Kubeflow ExecutionWare

Kubeflow ExecutionWare provides a cloud-native execution environment for workflows running on Kubernetes clusters. It leverages Kubeflow Pipelines for orchestration and MinIO for artifact storage, making it ideal for large-scale, distributed experiments in cloud and on-premise Kubernetes deployments.

Overview

Kubeflow ExecutionWare transforms workflows into Kubeflow Pipelines, where each task becomes a containerized pipeline component. It provides robust resource management, scalability, and integration with the Kubernetes ecosystem.

Configuration

Kubeflow ExecutionWare requires the following configuration in eexp_config.py:

EXECUTIONWARE = "KUBEFLOW"
KUBEFLOW_URL = "http://your-kubeflow-server"
KUBEFLOW_USERNAME = "your-username"
KUBEFLOW_PASSWORD = "your-password"
KUBEFLOW_MINIO_ENDPOINT = "your-minio-endpoint:9000"
KUBEFLOW_MINIO_USERNAME = "minio-user"
KUBEFLOW_MINIO_PASSWORD = "minio-password"

Data Management Modes

MinIO S3 Storage (Default)

Uses MinIO for artifact and intermediate file storage
Automatic bucket creation and lifecycle management
S3-compatible API for data access
Supports large dataset handling

DDM Integration

Optional distributed data management via DDM
Seamless integration with other ExtremeXP components
Set DATASET_MANAGEMENT: "DDM" for distributed datasets

Helper Functions

Import the utilities in your tasks:

from eexp_engine_utils import utils

Universal Interface

The utils module automatically detects the ExecutionWare backend and routes function calls appropriately.
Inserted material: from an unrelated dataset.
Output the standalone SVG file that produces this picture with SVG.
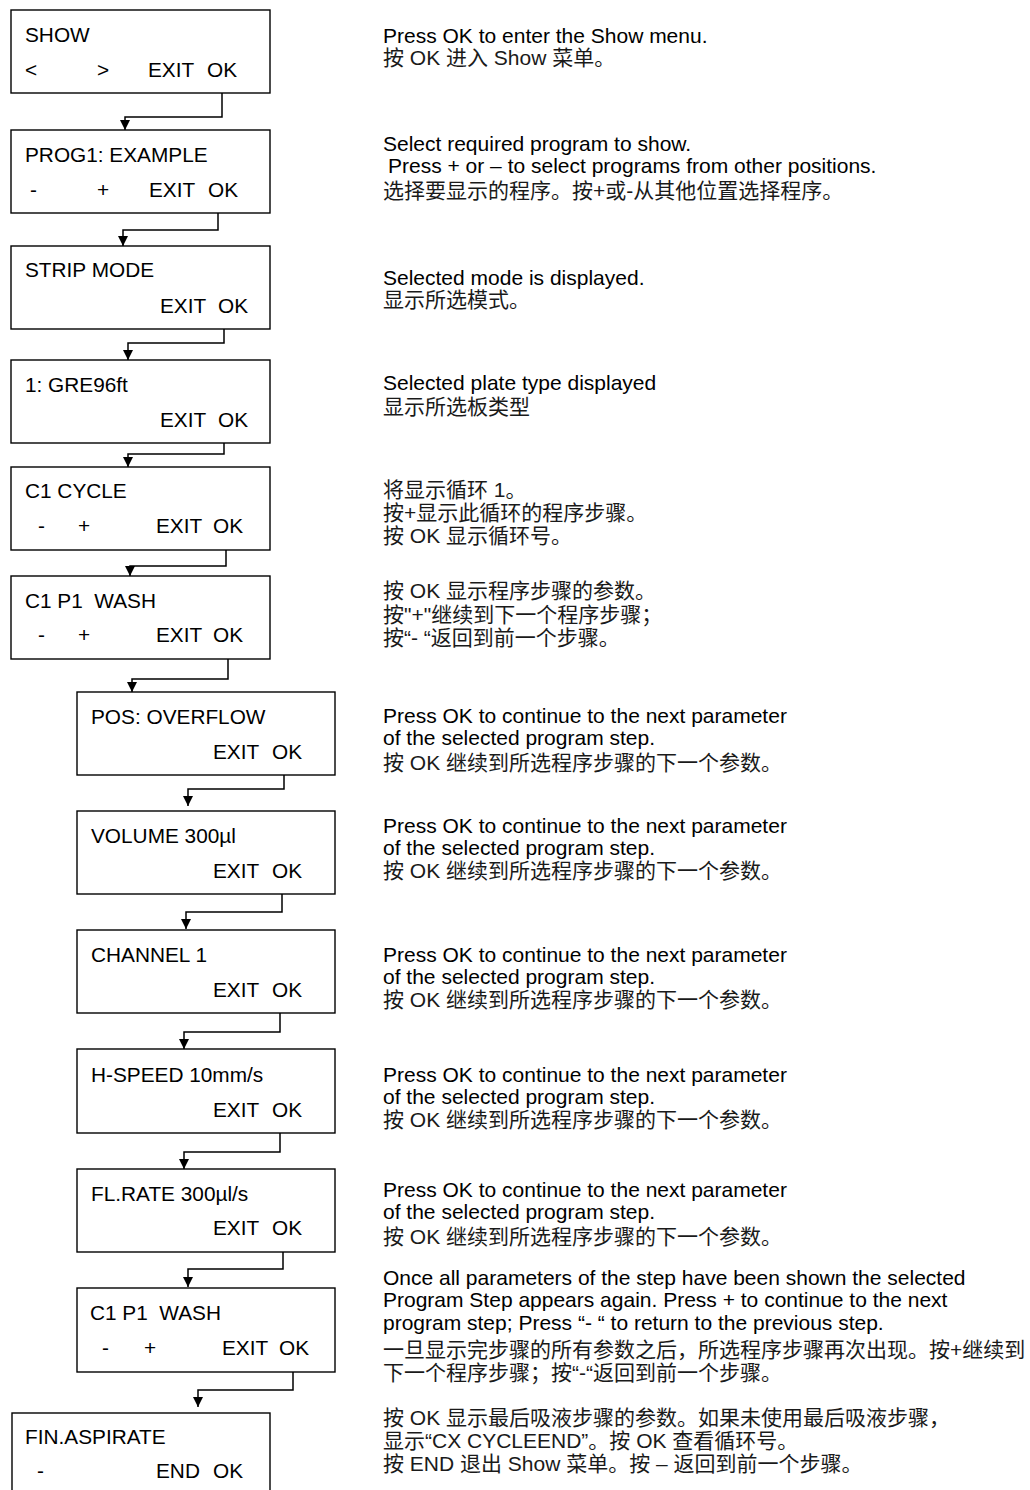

The same import works for Local, Proactive, and Kubeflow ExecutionWare.

Data Loading Functions

load_dataset()

Load a single dataset:

dataset = utils.load_dataset(variables, resultMap, "input_key")

Parameters:

variables: Dictionary containing workflow variables
resultMap: Result mapping for tracking data flow
key: Data key to load

Returns:

Dataset content as bytes

load_datasets()

Load multiple datasets:

datasets = utils.load_datasets(variables, resultMap, "input_key")

Parameters:

variables: Dictionary containing workflow variables
resultMap: Result mapping for tracking data flow
key: Data key to load

Returns:

List of dataset contents

Data Saving Functions

save_dataset()

Save a single dataset:

utils.save_dataset(variables, resultMap, "output_key", data)

Parameters:

variables: Dictionary containing workflow variables
resultMap: Result mapping for tracking data flow
key: Data key for saving
value: Data to save (will be uploaded to MinIO)

save_datasets()

Save multiple datasets with optional filenames:

utils.save_datasets(variables, resultMap, "output_key",
                   [data1, data2],
                   ['file1.csv', 'file2.csv'])

Parameters:

variables: Dictionary containing workflow variables
resultMap: Result mapping for tracking data flow
key: Data key for saving
values: List of data to save
file_names: Optional list of filenames

Additional Helper Functions

get_experiment_results()

Load experiment results from previous runs:

results = utils.get_experiment_results()

load_dataset_by_path()

Load data directly from a file path or MinIO URI:

data = utils.load_dataset_by_path("s3://bucket/path/to/file.csv")

MinIO-Specific Operations

When working with Kubeflow ExecutionWare, datasets are automatically:

Uploaded to MinIO S3 storage
Tagged with workflow and task metadata
Accessible via S3-compatible URIs
Cached for performance optimization

Task Implementation Examples

Basic Data Processing Task

import os
import sys
from eexp_engine_utils import utils
import pandas as pd
from io import BytesIO

# Add dependent modules to path
for folder in variables.get("dependent_modules_folders").split(","):
    sys.path.append(os.path.join(os.getcwd(), folder))

# Load input data
print("Loading dataset...")
dataset_bytes = utils.load_dataset(variables, resultMap, "dataset")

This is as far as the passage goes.